TV5MONDE : Avec l’exil en France de l’ancien président de l’Assemblée nationale ivoirienne Guillaume Soro, comme de nombreux partisans de l’ex-président Laurent Gbagbo, la campagne électorale pour la présidentielle d’octobre s’est déportée dans l’Hexagone. Que vous inspire ce phénomène ?

Tanella Boni : Ce qui ne cesse de m'étonner, c'est que nous clamons que nous sommes des pays indépendants depuis 1960, que nos Etats sont souverains et, dans le même temps, nous attendons que le président Macron ait son mot à dire concernant les affaires ivoiriennes ! On lui demande de prendre position, on lui écrit même des lettres ouvertes. Il me semble que certaines contradictions ne choquent pas celles et ceux qui auraient pu être choqués ! 

TV5MONDE : La démocratie est-elle un préalable pour le développement en Afrique ?

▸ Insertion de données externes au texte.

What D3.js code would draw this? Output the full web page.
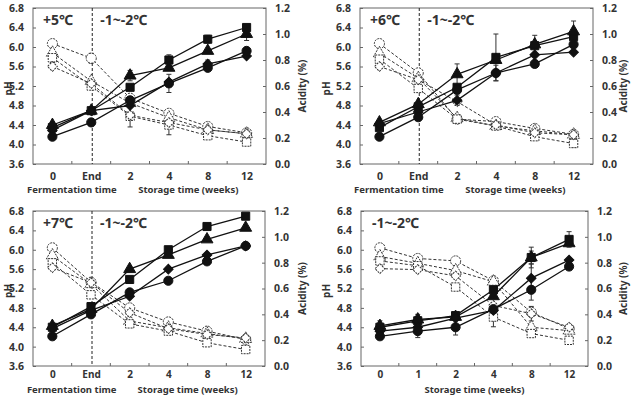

Tanella Boni : Je ne sais pas à quoi correspondent les mots « démocratie » et « développement » qui, à mon avis, sont très loin d'être des recettes toutes faites à appliquer à tout moment, sans même réfléchir... Quel est le contenu qu'on donne à ces mots ? Quels sont les projets de société que nous construisons ? Voilà les questions incontournables.